OPPO Advertising Recall Algorithm: Architecture, Model Selection, Evaluation, and Optimization Practices
This article presents OPPO's advertising recall system, detailing the transition from the legacy architecture to a new ANN‑based design, model selection criteria, offline evaluation metrics, sample optimization techniques, and various model improvements that together achieved significant ARPU gains.
The article introduces OPPO's advertising recall algorithm, starting with a background overview that highlights limitations of the old recall pipeline—namely performance constraints and suboptimal placement of personalized recall after truncation.
A new recall architecture is described, featuring the integration of Approximate Nearest Neighbor (ANN) search to enable full‑inventory personalized recall and a multi‑path recall mechanism consisting of a primary "consistent" LTR‑based path and several auxiliary paths such as ECPM, cold‑start, and other specialized branches.
The primary recall model's objectives are broken down into three dimensions: consistency with downstream scoring, generalization across unseen data (both common and individual patterns), and diversity to avoid recommendation echo chambers.

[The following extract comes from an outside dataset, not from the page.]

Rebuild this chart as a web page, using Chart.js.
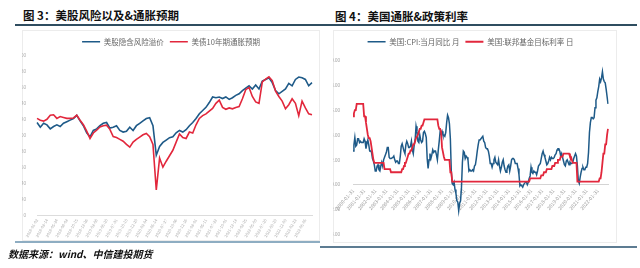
<!DOCTYPE html>
<html>
<head>
<meta charset="utf-8">
<script src="https://cdn.jsdelivr.net/npm/chart.js@4.4.0/dist/chart.umd.min.js"></script>
<style>
  body { margin:0; width:640px; height:268px; background:#fff; position:relative; overflow:hidden;
         font-family:"Noto Sans CJK SC", sans-serif; }
  .title { position:absolute; top:7px; font-size:11.5px; line-height:16px; font-weight:bold; color:#111; white-space:nowrap; }
  .rule { position:absolute; height:2px; background:#2f4d60; }
  .foot { position:absolute; height:1.5px; }
  .box { position:absolute; border:1px solid #ececec; box-sizing:border-box; }
  canvas { position:absolute; }
  .source { position:absolute; left:8px; top:247px; font-size:10px; line-height:13px; font-weight:bold; font-style:italic; color:#111; }
</style>
</head>
<body>
<div class="title" style="left:23px">图 3：美股风险以及&amp;通胀预期</div>
<div class="title" style="left:335px;top:8px">图 4：美国通胀&amp;政策利率</div>
<div class="rule" style="left:15px;top:24px;width:622px"></div>
<div class="box" style="left:22px;top:30px;width:298px;height:211px"></div>
<div class="box" style="left:333px;top:30px;width:284px;height:213px"></div>
<canvas id="left" width="298" height="212" style="left:22px;top:30px"></canvas>
<canvas id="right" width="284" height="212" style="left:333px;top:30px"></canvas>
<div class="foot" style="left:15px;top:241px;width:305px;background:#8eadc2"></div>
<div class="foot" style="left:320px;top:246px;width:317px;background:#5d7c92"></div>
<div class="source">数据来源：wind、中信建投期货</div>
<script>
var BLUE = '#1e5a88'
var RED = '#e2273c'

// 图3 美股隐含风险溢价 (左轴) / 美债10年期通胀预期 (右轴)
var stockERP = [116,110,115,113,108,111,113,111,115,117,
  119,121,125,118,112,103,98,106,108,112,
  115,116,109,110,112,106,104,105,110,106,
  112,115,118,121,122,112,75,86,91,94,
  97,98,103,106,104,107,112,116,121,127,
  131,135,141,148,147,148,146,148,145,147,
  150,152,156,159,162,158,163,158,168,170,
  172,166,156,152,155,158,165,162,170,173,
  172,170,162,166]
var breakeven = [2.12,2.08,2.06,2.10,2.19,2.20,2.12,2.16,2.14,2.12,
  2.12,2.13,2.19,2.08,1.98,1.84,1.68,1.80,1.86,1.93,
  1.96,1.97,1.88,1.72,1.70,1.66,1.62,1.55,1.49,1.60,
  1.66,1.71,1.76,1.79,1.72,1.55,0.55,1.25,1.05,1.18,
  1.30,1.42,1.60,1.78,1.70,1.68,1.82,1.80,1.98,2.12,
  2.18,2.22,2.28,2.34,2.45,2.52,2.36,2.32,2.35,2.33,
  2.36,2.38,2.55,2.75,2.80,2.60,2.48,2.45,2.92,2.98,
  3.03,2.95,2.72,2.60,2.50,2.33,2.42,2.55,2.45,2.18,
  2.50,2.35,2.22,2.20]
var stockTickLabels = ['2018-01-02','2018-03-14','2018-05-24','2018-08-03','2018-10-15','2018-12-26',
  '2019-03-08','2019-05-20','2019-07-31','2019-10-10','2019-12-20','2020-03-04','2020-05-14',
  '2020-07-27','2020-10-06','2020-12-16','2021-03-01','2021-05-11','2021-07-22','2021-10-01',
  '2021-12-13','2022-02-25','2022-05-09','2022-07-20','2022-09-29','2022-12-09','2023-02-23','2023-05-05']

// 图4 美国CPI当月同比 (月) / 联邦基金目标利率 (日), 2000-01 ~ 2022-12
var cpiYoY = [
  2.7,3.2,3.8,3.1,3.2,3.7,3.7,3.4,3.5,3.4,3.4,3.4,
  3.7,3.5,2.9,3.3,3.6,3.2,2.7,2.7,2.6,2.1,1.9,1.6,
  1.1,1.1,1.5,1.6,1.2,1.1,1.5,1.8,1.5,2.0,2.2,2.4,
  2.6,3.0,3.0,2.2,2.1,2.1,2.1,2.2,2.3,2.0,1.8,1.9,
  1.9,1.7,1.7,2.3,3.1,3.3,3.0,2.7,2.5,3.2,3.5,3.3,
  3.0,3.0,3.1,3.5,2.8,2.5,3.2,3.6,4.7,4.3,3.5,3.4,
  4.0,3.6,3.4,3.5,4.2,4.3,4.1,3.8,2.1,1.3,2.0,2.5,
  2.1,2.4,2.8,2.6,2.7,2.7,2.4,2.0,2.8,3.5,4.3,4.1,
  4.3,4.0,4.0,3.9,4.2,5.0,5.6,5.4,4.9,3.7,1.1,0.1,
  0.0,0.2,-0.4,-0.7,-1.3,-1.4,-2.1,-1.5,-1.3,-0.2,1.8,2.7,
  2.6,2.1,2.3,2.2,2.0,1.1,1.2,1.1,1.1,1.2,1.1,1.5,
  1.6,2.1,2.7,3.2,3.6,3.6,3.6,3.8,3.9,3.5,3.4,3.0,
  2.9,2.9,2.7,2.3,1.7,1.7,1.4,1.7,2.0,2.2,1.8,1.7,
  1.6,2.0,1.5,1.1,1.4,1.8,2.0,1.5,1.2,1.0,1.2,1.5,
  1.6,1.1,1.5,2.0,2.1,2.1,2.0,1.7,1.7,1.7,1.3,0.8,
  -0.1,0.0,-0.1,-0.2,0.0,0.1,0.2,0.2,0.0,0.2,0.5,0.7,
  1.4,1.0,0.9,1.1,1.0,1.0,0.8,1.1,1.5,1.6,1.7,2.1,
  2.5,2.7,2.4,2.2,1.9,1.6,1.7,1.9,2.2,2.0,2.2,2.1,
  2.1,2.2,2.4,2.5,2.8,2.9,2.9,2.7,2.3,2.5,2.2,1.9,
  1.6,1.5,1.9,2.0,1.8,1.6,1.8,1.7,1.7,1.8,2.1,2.3,
  2.5,2.3,1.5,0.3,0.1,0.6,1.0,1.3,1.4,1.2,1.2,1.4,
  1.4,1.7,2.6,4.2,5.0,5.4,5.4,5.3,5.4,6.2,6.8,7.0,
  7.5,7.9,8.5,8.3,8.6,9.1,8.5,8.3,8.2,7.7,7.1,6.5]
var fedRate = [
  5.5,5.75,6.0,6.0,6.5,6.5,6.5,6.5,6.5,6.5,6.5,6.5,
  5.5,5.5,5.0,4.5,4.0,3.75,3.75,3.5,3.0,2.5,2.0,1.75,
  1.75,1.75,1.75,1.75,1.75,1.75,1.75,1.75,1.75,1.75,1.25,1.25,
  1.25,1.25,1.25,1.25,1.25,1.0,1.0,1.0,1.0,1.0,1.0,1.0,
  1.0,1.0,1.0,1.0,1.0,1.25,1.25,1.5,1.75,1.75,2.0,2.25,
  2.5,2.5,2.75,2.75,3.0,3.25,3.25,3.5,3.75,3.75,4.0,4.25,
  4.5,4.5,4.75,4.75,5.0,5.25,5.25,5.25,5.25,5.25,5.25,5.25,
  5.25,5.25,5.25,5.25,5.25,5.25,5.25,5.25,4.75,4.5,4.5,4.25,
  3.0,3.0,2.25,2.0,2.0,2.0,2.0,2.0,2.0,1.0,1.0,0.25,
  0.25,0.25,0.25,0.25,0.25,0.25,0.25,0.25,0.25,0.25,0.25,0.25,
  0.25,0.25,0.25,0.25,0.25,0.25,0.25,0.25,0.25,0.25,0.25,0.25,
  0.25,0.25,0.25,0.25,0.25,0.25,0.25,0.25,0.25,0.25,0.25,0.25,
  0.25,0.25,0.25,0.25,0.25,0.25,0.25,0.25,0.25,0.25,0.25,0.25,
  0.25,0.25,0.25,0.25,0.25,0.25,0.25,0.25,0.25,0.25,0.25,0.25,
  0.25,0.25,0.25,0.25,0.25,0.25,0.25,0.25,0.25,0.25,0.25,0.25,
  0.25,0.25,0.25,0.25,0.25,0.25,0.25,0.25,0.25,0.25,0.25,0.5,
  0.5,0.5,0.5,0.5,0.5,0.5,0.5,0.5,0.5,0.5,0.5,0.75,
  0.75,0.75,1.0,1.0,1.0,1.25,1.25,1.25,1.25,1.25,1.25,1.5,
  1.5,1.5,1.75,1.75,1.75,2.0,2.0,2.0,2.25,2.25,2.25,2.5,
  2.5,2.5,2.5,2.5,2.5,2.5,2.25,2.25,2.0,1.75,1.75,1.75,
  1.75,1.75,0.25,0.25,0.25,0.25,0.25,0.25,0.25,0.25,0.25,0.25,
  0.25,0.25,0.25,0.25,0.25,0.25,0.25,0.25,0.25,0.25,0.25,0.25,
  0.25,0.25,0.5,0.5,1.0,1.75,2.5,2.5,3.25,3.25,4.0,4.5]
var cpiTickLabels = ['2000-01-31','2001-01-31','2002-01-31','2003-01-31','2004-01-31','2005-01-31',
  '2006-01-31','2007-01-31','2008-01-31','2009-01-31','2010-01-31','2011-01-31','2012-01-31',
  '2013-01-31','2014-01-31','2015-01-31','2016-01-31','2017-01-31','2018-01-31','2019-01-31',
  '2020-01-31','2021-01-31','2022-01-31']

Chart.defaults.font.family = "'Noto Sans CJK SC', 'Liberation Sans', sans-serif"
Chart.defaults.animation = false

// extra room under the legend, per chart
var legendGap = {
  id: 'legendGap',
  beforeInit: function(chart) {
    var fit = chart.legend.fit
    chart.legend.fit = function() {
      fit.bind(chart.legend)()
      this.height += chart.options.plugins.legendGap.extra
    }
  }
}

function legendOpts() {
  return {
    position: 'top',
    labels: {
      usePointStyle: true, pointStyle: 'line', pointStyleWidth: 18, boxHeight: 7,
      padding: 6, color: '#666', font: { size: 7.5 },
      sort: function(a, b) { return a.datasetIndex - b.datasetIndex }
    }
  }
}

var leftChart = new Chart(document.getElementById('left'), {
  type: 'line',
  data: {
    labels: stockERP.map(function(v, i) { return i }),
    datasets: [
      { label: '美股隐含风险溢价', data: stockERP, borderColor: BLUE, backgroundColor: BLUE,
        borderWidth: 1.6, pointRadius: 0, yAxisID: 'y', order: 1 },
      { label: '美债10年期通胀预期', data: breakeven, borderColor: RED, backgroundColor: RED,
        borderWidth: 1.6, pointRadius: 0, yAxisID: 'y1', order: 0 }
    ]
  },
  plugins: [legendGap],
  options: {
    responsive: false,
    layout: { padding: { top: 2, left: 0, right: 0, bottom: 0 } },
    plugins: { legend: legendOpts(), legendGap: { extra: 0 }, tooltip: { enabled: false } },
    scales: {
      x: {
        grid: { display: false, drawTicks: false },
        border: { color: '#dcdcdc' },
        ticks: { autoSkip: false, minRotation: 60, maxRotation: 60, padding: 3, color: '#a8a8a8', font: { size: 4 },
          callback: function(v, i) { return i % 3 === 0 ? stockTickLabels[i / 3] : '' } },
        afterFit: function(s) { s.height = 27 }
      },
      y: {
        min: 0, max: 200,
        grid: { display: false }, border: { display: false },
        ticks: { stepSize: 20, color: '#a8a8a8', font: { size: 4.5 }, padding: 3 },
        afterFit: function(s) { s.width = 15 }
      },
      y1: {
        position: 'right', min: 0, max: 3.5,
        grid: { display: false }, border: { display: false },
        ticks: { stepSize: 0.5, color: '#a8a8a8', font: { size: 4.5 }, padding: 3 },
        afterFit: function(s) { s.width = 8 }
      }
    }
  }
})

var rightChart = new Chart(document.getElementById('right'), {
  type: 'line',
  data: {
    labels: cpiYoY.map(function(v, i) { return i }),
    datasets: [
      { label: '美国:CPI:当月同比 月', data: cpiYoY, borderColor: BLUE, backgroundColor: BLUE,
        borderWidth: 1.5, pointRadius: 0, order: 1 },
      { label: '美国:联邦基金目标利率 日', data: fedRate, borderColor: RED, backgroundColor: RED,
        borderWidth: 1.8, pointRadius: 0, order: 0 }
    ]
  },
  plugins: [legendGap],
  options: {
    responsive: false,
    layout: { padding: { top: 2, left: 0, right: 9, bottom: 7 } },
    plugins: { legend: legendOpts(), legendGap: { extra: 5 }, tooltip: { enabled: false } },
    scales: {
      x: {
        position: { y: 0 },
        grid: { display: false, drawTicks: false },
        border: { color: '#d4d4d4' },
        ticks: { autoSkip: false, minRotation: 50, maxRotation: 50, padding: 3, color: '#a0a0a0', font: { size: 5 },
          callback: function(v, i) { return i % 12 === 0 ? cpiTickLabels[i / 12] : '' } }
      },
      y: {
        min: -4, max: 10,
        grid: { display: false }, border: { display: false },
        ticks: { stepSize: 2, color: '#a0a0a0', font: { size: 4.5 }, padding: 5,
          callback: function(v) { return v.toFixed(2) } },
        afterFit: function(s) { s.width = 20 }
      }
    }
  }
})
</script>
</body>
</html>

Model selection is examined through a review of YouTube's 2016 paper, leading to three recall paradigms—precise value estimation, collection selection, and classification learning. After weighing trade‑offs, OPPO adopts the collection‑selection approach for its main recall.
Offline evaluation metrics are constructed in three stages: an initial simple split yielding overly high AUC, a full‑library Faiss‑based evaluation using GAUC and Recall with carefully chosen K and N parameters, and a segmented sampling evaluation that categorizes negative samples into Easy, Medium, and Hard to enable finer analysis.
Sample optimization practices are detailed, including a bid‑price sensitivity model that dramatically improves price responsiveness, incorporation of hard negatives to boost diversity, and automated mining of medium negatives via in‑batch negative sampling and pointwise loss.
Large‑scale multi‑class classification techniques are explored, comparing Negative Sampling (NCE) and Sample Softmax methods; experiments show Sample Softmax with temperature scaling yields the best performance.
Further model refinements cover dual‑tower interaction enhancements such as SENet for richer feature weighting, DAT for earlier interaction, and implicit feature sharing for semantic tags.
Generalization improvements address mixed‑distribution challenges using expert‑based gating (CDN) for cold‑start ads and PPNet for multi‑scenario personalization, demonstrating measurable ARPU gains.
The article concludes with a forward‑looking outlook on extending ECPM support, adapting to evolving ad productization, and maintaining the core role of recall in surfacing high‑value ads.